High-Frequency Semantics and Geometric Priors for End-to-End Detection Transformers in Challenging UAV Imagery
Hongxing Peng, Lide Chen, Hui Zhu, Yan Chen
TL;DR
This work tackles real-time object detection in challenging UAV imagery, where small, densely packed, and occluded objects in cluttered backgrounds hinder performance. It introduces HEDS-DETR, a holistically enhanced Detection Transformer built around four components: HFESNet to preserve high-frequency spatial details, ESOP to efficiently fuse high-resolution features for small objects, and SQR plus GAPE to stabilize decoding with geometry-aware priors. Empirical results on VisDrone show substantial gains in AP and AP50 while reducing model size and preserving real-time speed, with strong generalization to CARPK. The approach delivers a superior accuracy–efficiency trade-off for dense aerial detection and offers guidance for extending frequency-aware and geometry-informed decoding to other dense prediction tasks in aerial vision.
Abstract
Object detection in Unmanned Aerial Vehicle (UAV) imagery is fundamentally challenged by a prevalence of small, densely packed, and occluded objects within cluttered backgrounds. Conventional detectors struggle with this domain, as they rely on hand-crafted components like pre-defined anchors and heuristic-based Non-Maximum Suppression (NMS), creating a well-known performance bottleneck in dense scenes. Even recent end-to-end frameworks have not been purpose-built to overcome these specific aerial challenges, resulting in a persistent performance gap. To bridge this gap, we introduce HEDS-DETR, a holistically enhanced real-time Detection Transformer tailored for aerial scenes. Our framework features three key innovations.

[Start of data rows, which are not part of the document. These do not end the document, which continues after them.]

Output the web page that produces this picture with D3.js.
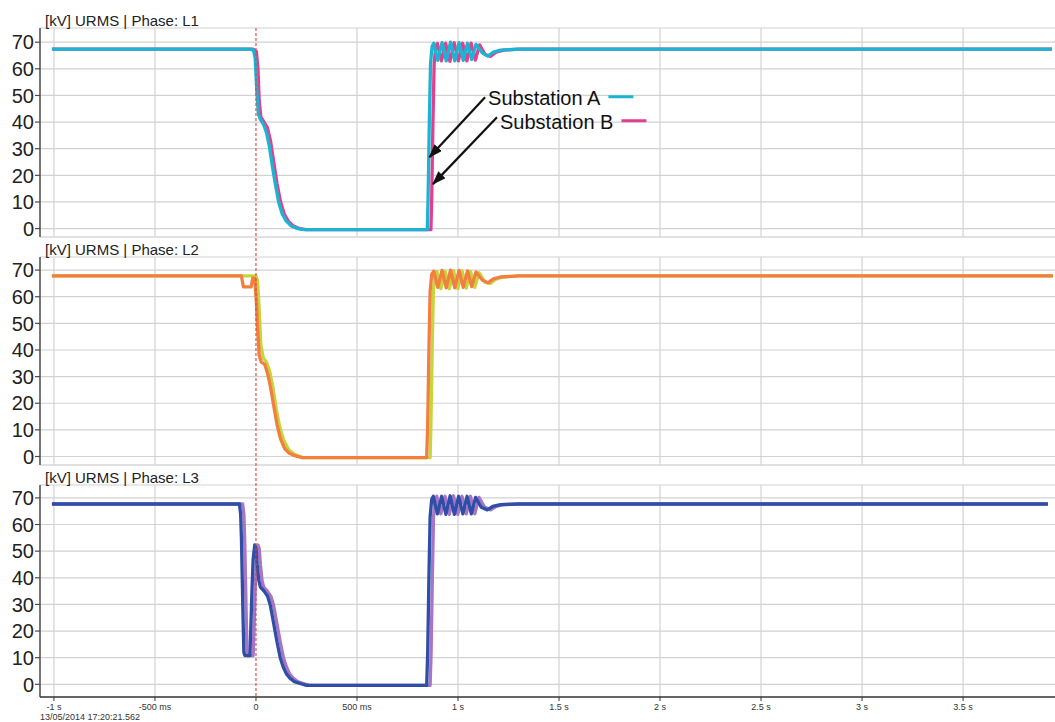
<!DOCTYPE html>
<html>
<head>
<meta charset="utf-8">
<script src="https://cdn.jsdelivr.net/npm/d3@7"></script>
<style>
  body { margin: 0; background: #fff; }
  svg { display: block; font-family: "Liberation Sans", Arial, sans-serif; }
</style>
</head>
<body>
<svg id="chart" width="1055" height="722"></svg>
<script>
// phases, ticks and labels
const phases = ["L1", "L2", "L3"];
const yTicks = [0, 10, 20, 30, 40, 50, 60, 70];
const timeTicks = [-1000, -500, 0, 500, 1000, 1500, 2000, 2500, 3000, 3500];
const timeLabels = ["-1 s", "-500 ms", "0", "500 ms", "1 s", "1.5 s", "2 s", "2.5 s", "3 s", "3.5 s"];
const stamp = "13/05/2014 17:20:21.562";
const legendNames = ["Substation A", "Substation B"];

// [ms, kV]
const l1A = [[-1010,67.4],[-30,67.4],[-12,67],[-4,64],[4,52],[12,43],[22,41],[38,39],[52,36],[66,31],[80,24],[95,17],[112,10],[130,5.5],[150,2.8],[175,1],[205,0],[240,-0.4],[848,-0.4],[852,12],[858,40],[864,62],[872,68.5],[880,69.6],[900,63.2],[921,69.8],[942,63],[963,70],[984,63],[1005,69.8],[1026,63.2],[1047,69.6],[1068,63.5],[1089,69.2],[1120,66],[1148,64.8],[1175,66.3],[1210,67],[1300,67.4],[3940,67.4]];
const l1B = [[-1010,67.4],[-15,67.4],[2,66.5],[10,60],[16,48],[24,42],[40,40],[56,38],[72,33],[88,25],[104,17],[122,10],[140,5.5],[160,2.8],[185,1],[215,0],[250,-0.4],[866,-0.4],[870,12],[876,40],[882,62],[890,68.5],[898,69.5],[918,63],[939,69.6],[960,62.8],[981,69.8],[1002,63],[1023,69.6],[1044,63],[1065,69.6],[1086,63.3],[1107,69],[1135,65.3],[1162,64.7],[1190,66.3],[1225,67],[1300,67.4],[3940,67.4]];
const l2A = [[-1010,67.8],[-72,67.8],[-62,63.7],[-24,63.7],[-16,67],[-6,67],[2,58],[8,48],[16,38],[26,35.5],[44,34.5],[58,31],[72,26],[88,19],[104,12],[122,6.5],[142,3],[165,1.2],[195,0.2],[230,-0.4],[845,-0.4],[850,12],[856,40],[862,62],[870,68.5],[880,69.6],[900,63.5],[921,69.9],[942,63.3],[963,70],[984,63.3],[1005,69.9],[1026,63.5],[1047,69.7],[1068,63.8],[1089,69.3],[1120,66.3],[1148,65.2],[1175,66.7],[1210,67.4],[1300,67.8],[3945,67.8]];
const l2B = [[-1010,67.8],[0,67.8],[8,66],[16,55],[24,42],[36,37],[52,35.5],[68,32],[84,26],[100,18],[118,11],[138,6],[162,2.5],[190,0.8],[230,-0.4],[862,-0.4],[866,12],[872,40],[878,62],[886,68.5],[895,69.5],[915,63],[936,69.6],[957,63],[978,69.8],[999,63],[1020,69.7],[1041,63.2],[1062,69.5],[1083,63.5],[1104,69],[1133,65.5],[1160,65],[1188,66.6],[1222,67.4],[1300,67.8],[3945,67.8]];
const l3A = [[-1010,67.7],[-82,67.7],[-76,64],[-72,55],[-68,40],[-64,25],[-60,12],[-55,10.8],[-30,10.8],[-26,20],[-20,35],[-14,47],[-6,52.3],[0,51],[6,45],[14,39],[22,36.5],[40,35],[58,33],[70,30],[80,26],[92,21],[104,16],[120,10],[135,6.5],[150,4],[168,2.3],[190,1],[218,0.3],[250,-0.4],[845,-0.4],[850,12],[856,40],[862,63],[870,69.5],[878,70.6],[898,64],[919,70.6],[940,63.8],[961,70.8],[982,63.8],[1003,70.6],[1024,64],[1045,70.6],[1066,64],[1087,70.2],[1115,66.5],[1145,65.5],[1172,66.8],[1210,67.5],[1300,67.7],[3920,67.7]];
const l3B = [[-1010,67.7],[-66,67.7],[-60,64],[-56,55],[-52,40],[-48,25],[-44,12],[-40,10.8],[-14,10.8],[-10,20],[-4,35],[2,47],[10,52.3],[16,51],[22,45],[30,39],[38,36.5],[56,35],[74,33],[86,30],[96,26],[108,21],[120,16],[136,10],[151,6.5],[166,4],[184,2.3],[206,1],[234,0.3],[266,-0.4],[862,-0.4],[867,12],[873,40],[879,63],[887,69.5],[895,70.6],[915,64],[936,70.6],[957,63.8],[978,70.8],[999,63.8],[1020,70.6],[1041,64],[1062,70.6],[1083,64],[1104,70.2],[1132,66.5],[1162,65.5],[1189,66.8],[1227,67.5],[1300,67.7],[3920,67.7]];

const seriesA = [l1A, l2A, l3A];
const seriesB = [l1B, l2B, l3B];
const colorsA = ["#1cb4d3", "#f27f40", "#2f4fa6"];
const colorsB = ["#e2408e", "#c6d53a", "#a774c6"];

// annotation positions in data units (ms, kV) on panel L1
const arrowTails = [[1134, 49.3], [1193, 41.8]];
const arrowTips = [[858, 26.8], [876, 16.7]];
const legendAnchors = [[1149, 46.5], [1208, 37.5]];

const svg = d3.select("#chart");
const W = 1055;
const axisX = 40;

const x = d3.scaleLinear().domain([-1069, 3955]).range([axisX, W]);

const tops = [28, 257, 485];
const zeros = [228.6, 456.5, 684.3];
const bottoms = [237, 465, 697];
const pxPerKv = 2.663;

svg.append("defs").append("marker")
  .attr("id", "head")
  .attr("viewBox", "0 0 14 10")
  .attr("refX", 13).attr("refY", 5)
  .attr("markerWidth", 14).attr("markerHeight", 10)
  .attr("markerUnits", "userSpaceOnUse")
  .attr("orient", "auto")
  .append("path").attr("d", "M0,0 L14,5 L0,10 Z").attr("fill", "#111");

phases.forEach((ph, i) => {
  const y = d3.scaleLinear().domain([0, 70]).range([zeros[i], zeros[i] - 70 * pxPerKv]);
  const g = svg.append("g");

  // horizontal grid
  g.selectAll(".hg").data(yTicks).join("line")
    .attr("x1", axisX).attr("x2", W)
    .attr("y1", d => y(d)).attr("y2", d => y(d))
    .attr("stroke", "#d2d2d2").attr("stroke-width", 1.2);
  g.append("line").attr("x1", axisX).attr("x2", W).attr("y1", tops[i]).attr("y2", tops[i])
    .attr("stroke", "#d2d2d2").attr("stroke-width", 1.2);
  if (i < 2) {
    g.append("line").attr("x1", axisX).attr("x2", W).attr("y1", bottoms[i]).attr("y2", bottoms[i])
      .attr("stroke", "#c4c4c4").attr("stroke-width", 1.2);
  }

  // vertical grid
  g.selectAll(".vg").data(timeTicks.filter(d => d !== 0)).join("line")
    .attr("x1", d => x(d)).attr("x2", d => x(d))
    .attr("y1", tops[i]).attr("y2", bottoms[i])
    .attr("stroke", "#d2d2d2").attr("stroke-width", 1.2);

  // y axis
  g.append("line").attr("x1", axisX).attr("x2", axisX).attr("y1", tops[i]).attr("y2", bottoms[i])
    .attr("stroke", "#4a4a4a").attr("stroke-width", 1.5);
  g.selectAll(".yt").data(yTicks).join("line")
    .attr("x1", axisX - 5).attr("x2", axisX)
    .attr("y1", d => y(d)).attr("y2", d => y(d))
    .attr("stroke", "#4a4a4a").attr("stroke-width", 1.2);
  g.selectAll(".yl").data(yTicks).join("text")
    .attr("x", axisX - 6).attr("y", d => y(d)).attr("dy", "0.36em")
    .attr("text-anchor", "end").attr("font-size", 20).attr("fill", "#222")
    .text(d => d);

  // title
  g.append("text").attr("x", 45).attr("y", tops[i] - 2)
    .attr("font-size", 15).attr("fill", "#222")
    .text(`[kV] URMS | Phase: ${ph}`);

  const line = d3.line().x(d => x(d[0])).y(d => y(d[1]));
  g.append("path").datum(seriesB[i]).attr("d", line)
    .attr("fill", "none").attr("stroke", colorsB[i]).attr("stroke-width", 3.3)
    .attr("stroke-linejoin", "round");
  g.append("path").datum(seriesA[i]).attr("d", line)
    .attr("fill", "none").attr("stroke", colorsA[i]).attr("stroke-width", 3.3)
    .attr("stroke-linejoin", "round");

  if (i === 0) {
    arrowTails.forEach((t, k) => {
      g.append("line")
        .attr("x1", x(t[0])).attr("y1", y(t[1]))
        .attr("x2", x(arrowTips[k][0])).attr("y2", y(arrowTips[k][1]))
        .attr("stroke", "#111").attr("stroke-width", 2.2)
        .attr("marker-end", "url(#head)");
    });
    legendNames.forEach((name, k) => {
      const a = legendAnchors[k];
      const tx = g.append("text").attr("x", x(a[0])).attr("y", y(a[1]))
        .attr("font-size", 20).attr("fill", "#111").text(name);
      const end = x(a[0]) + tx.node().getComputedTextLength();
      g.append("line").attr("x1", end + 8).attr("x2", end + 33)
        .attr("y1", y(a[1]) - 8).attr("y2", y(a[1]) - 8)
        .attr("stroke", k === 0 ? colorsA[0] : colorsB[0]).attr("stroke-width", 3);
    });
  }
});

// trigger marker at t = 0
svg.append("line").attr("x1", x(0)).attr("x2", x(0)).attr("y1", tops[0]).attr("y2", bottoms[2])
  .attr("stroke", "#e0443c").attr("stroke-width", 1.1).attr("stroke-dasharray", "3,2");

// time axis
const xAxisY = bottoms[2];
svg.append("line").attr("x1", axisX).attr("x2", W).attr("y1", xAxisY).attr("y2", xAxisY)
  .attr("stroke", "#333").attr("stroke-width", 1.6);
svg.selectAll(".xt").data(timeTicks).join("line")
  .attr("x1", d => x(d)).attr("x2", d => x(d))
  .attr("y1", xAxisY).attr("y2", xAxisY + 4)
  .attr("stroke", "#333").attr("stroke-width", 1);
svg.selectAll(".xl").data(timeTicks).join("text")
  .attr("x", d => x(d)).attr("y", xAxisY + 13)
  .attr("text-anchor", "middle").attr("font-size", 9).attr("fill", "#333")
  .text((d, k) => timeLabels[k]);
svg.append("text").attr("x", axisX).attr("y", xAxisY + 23)
  .attr("font-size", 9).attr("fill", "#333").text(stamp);
</script>
</body>
</html>
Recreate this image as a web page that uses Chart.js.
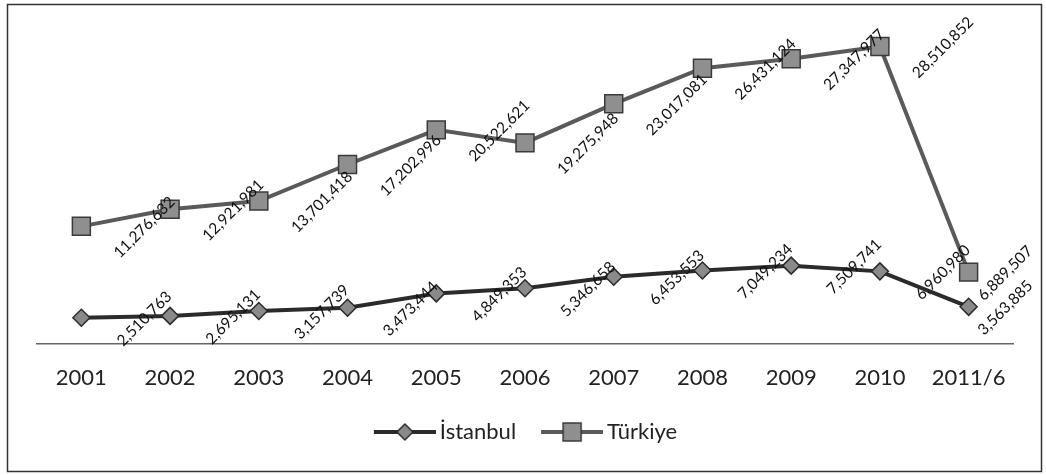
<!DOCTYPE html>
<html>
<head>
<meta charset="utf-8">
<script src="https://cdn.jsdelivr.net/npm/chart.js@4/dist/chart.umd.min.js"></script>
<style>
  html, body { margin: 0; padding: 0; background: #fff; }
  #wrap { width: 1046px; height: 475px; position: relative; }
</style>
</head>
<body>
<div id="wrap"><canvas id="c" width="1046" height="475"></canvas></div>
<script>
const categories = ['2001','2002','2003','2004','2005','2006','2007','2008','2009','2010','2011/6'];
const istanbul = [2510763, 2695131, 3157739, 3473444, 4849353, 5346658, 6453553, 7049234, 7509741, 6960980, 3563885];
const turkiye  = [11276632, 12921981, 13701418, 17202996, 20522621, 19275948, 23017081, 26431124, 27347977, 28510852, 6889507];
const seriesNames = ['İstanbul', 'Türkiye'];

const FONT = 'Lato, "Liberation Sans", sans-serif';

function legendIcon(kind, lineColor, fill, stroke) {
  const cv = document.createElement('canvas');
  cv.width = 70; cv.height = 22;
  const g = cv.getContext('2d');
  g.strokeStyle = lineColor; g.lineWidth = 4;
  g.beginPath(); g.moveTo(8, 11); g.lineTo(70, 11); g.stroke();
  g.fillStyle = fill; g.strokeStyle = stroke; g.lineWidth = 1.5;
  g.beginPath();
  const c = 39;
  if (kind === 'diamond') {
    g.moveTo(c, 3); g.lineTo(c + 8, 11); g.lineTo(c, 19); g.lineTo(c - 8, 11); g.closePath();
  } else {
    g.rect(c - 9, 2, 18, 18);
  }
  g.fill(); g.stroke();
  return cv;
}

const icons = [
  legendIcon('diamond', '#2b2b2b', '#8a8a8a', '#2b2b2b'),
  legendIcon('square', '#5a5a5a', '#8f8f8f', '#3a3a3a')
];

const framePlugin = {
  id: 'frame',
  beforeDraw(chart) {
    const ctx = chart.ctx;
    ctx.save();
    ctx.fillStyle = '#fff';
    ctx.fillRect(0, 0, chart.width, chart.height);
    ctx.strokeStyle = '#333';
    ctx.lineWidth = 1.5;
    ctx.strokeRect(7.5, 4.5, 1034, 467);
    ctx.restore();
  }
};

const labelPlugin = {
  id: 'rotLabels',
  afterDatasetsDraw(chart) {
    const ctx = chart.ctx;
    ctx.save();
    ctx.font = '15.5px ' + FONT;
    ctx.fillStyle = '#111';
    ctx.textAlign = 'center';
    ctx.textBaseline = 'middle';
    chart.data.datasets.forEach((ds, di) => {
      const meta = chart.getDatasetMeta(di);
      meta.data.forEach((pt, i) => {
        const txt = ds.data[i].toLocaleString('en-US');
        const w = ctx.measureText(txt).width;
        let cx = pt.x + 63;
        const maxCx = 1030 - w * 0.3536;
        if (cx > maxCx) cx = maxCx;
        const cy = pt.y + 1;
        ctx.save();
        ctx.translate(cx, cy);
        ctx.rotate(-Math.PI / 4);
        ctx.fillText(txt, 0, 0);
        ctx.restore();
      });
    });
    ctx.restore();
  }
};

new Chart(document.getElementById('c'), {
  type: 'line',
  data: {
    labels: categories,
    datasets: [
      {
        label: seriesNames[0],
        data: istanbul,
        borderColor: '#2b2b2b',
        borderWidth: 4,
        pointStyle: 'rectRot',
        pointRadius: 8.5,
        pointBackgroundColor: '#8a8a8a',
        pointBorderColor: '#2b2b2b',
        pointBorderWidth: 1.5,
        tension: 0
      },
      {
        label: seriesNames[1],
        data: turkiye,
        borderColor: '#5a5a5a',
        borderWidth: 4,
        pointStyle: 'rect',
        pointRadius: 12.7,
        pointBackgroundColor: '#8f8f8f',
        pointBorderColor: '#3a3a3a',
        pointBorderWidth: 1.5,
        tension: 0
      }
    ]
  },
  options: {
    responsive: false,
    animation: false,
    devicePixelRatio: 1,
    layout: { padding: { top: 31, left: 37, right: 33, bottom: 22 } },
    scales: {
      x: {
        type: 'category',
        offset: true,
        grid: { display: false, drawTicks: false },
        border: { display: true, color: '#666', width: 1.5 },
        ticks: { font: { family: FONT, size: 22 }, color: '#222', padding: 21, maxRotation: 0, autoSkip: false },
        afterFit(scale) { scale.height = 53; }
      },
      y: {
        display: false,
        min: 0,
        max: 30000000
      }
    },
    plugins: {
      legend: {
        position: 'bottom',
        labels: {
          usePointStyle: true,
          pointStyleWidth: 56,
          padding: 24,
          color: '#222',
          font: { family: FONT, size: 22 },
          generateLabels(chart) {
            return chart.data.datasets.map((ds, i) => ({
              text: ds.label,
              pointStyle: icons[i],
              fillStyle: ds.pointBackgroundColor,
              strokeStyle: ds.borderColor,
              lineWidth: 0,
              hidden: false,
              datasetIndex: i,
              fontColor: '#222'
            }));
          }
        }
      },
      tooltip: { enabled: false }
    }
  },
  plugins: [framePlugin, labelPlugin]
});
</script>
</body>
</html>
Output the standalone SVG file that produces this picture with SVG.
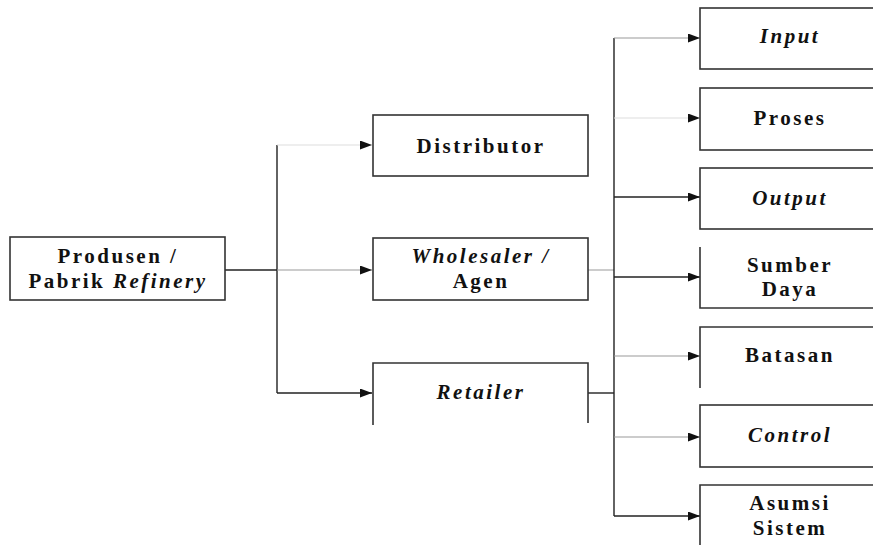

First, we propose a novel High-Frequency Enhanced Semantics Network (HFESNet) backbone, which yields highly discriminative features by preserving critical high-frequency details alongside robust semantic context. Second, our Efficient Small Object Pyramid (ESOP) counteracts information loss by efficiently fusing high-resolution features, significantly boosting small object detection. Finally, we enhance decoder stability and localization precision with two synergistic components: Selective Query Recollection (SQR) and Geometry-Aware Positional Encoding (GAPE), which stabilize optimization and provide explicit spatial priors for dense object arrangements. On the VisDrone dataset, HEDS-DETR achieves a +3.8% AP and +5.1% AP50 gain over its baseline while reducing parameters by 4M and maintaining real-time speeds. This demonstrates a highly competitive accuracy-efficiency balance, especially for detecting dense and small objects in aerial scenes.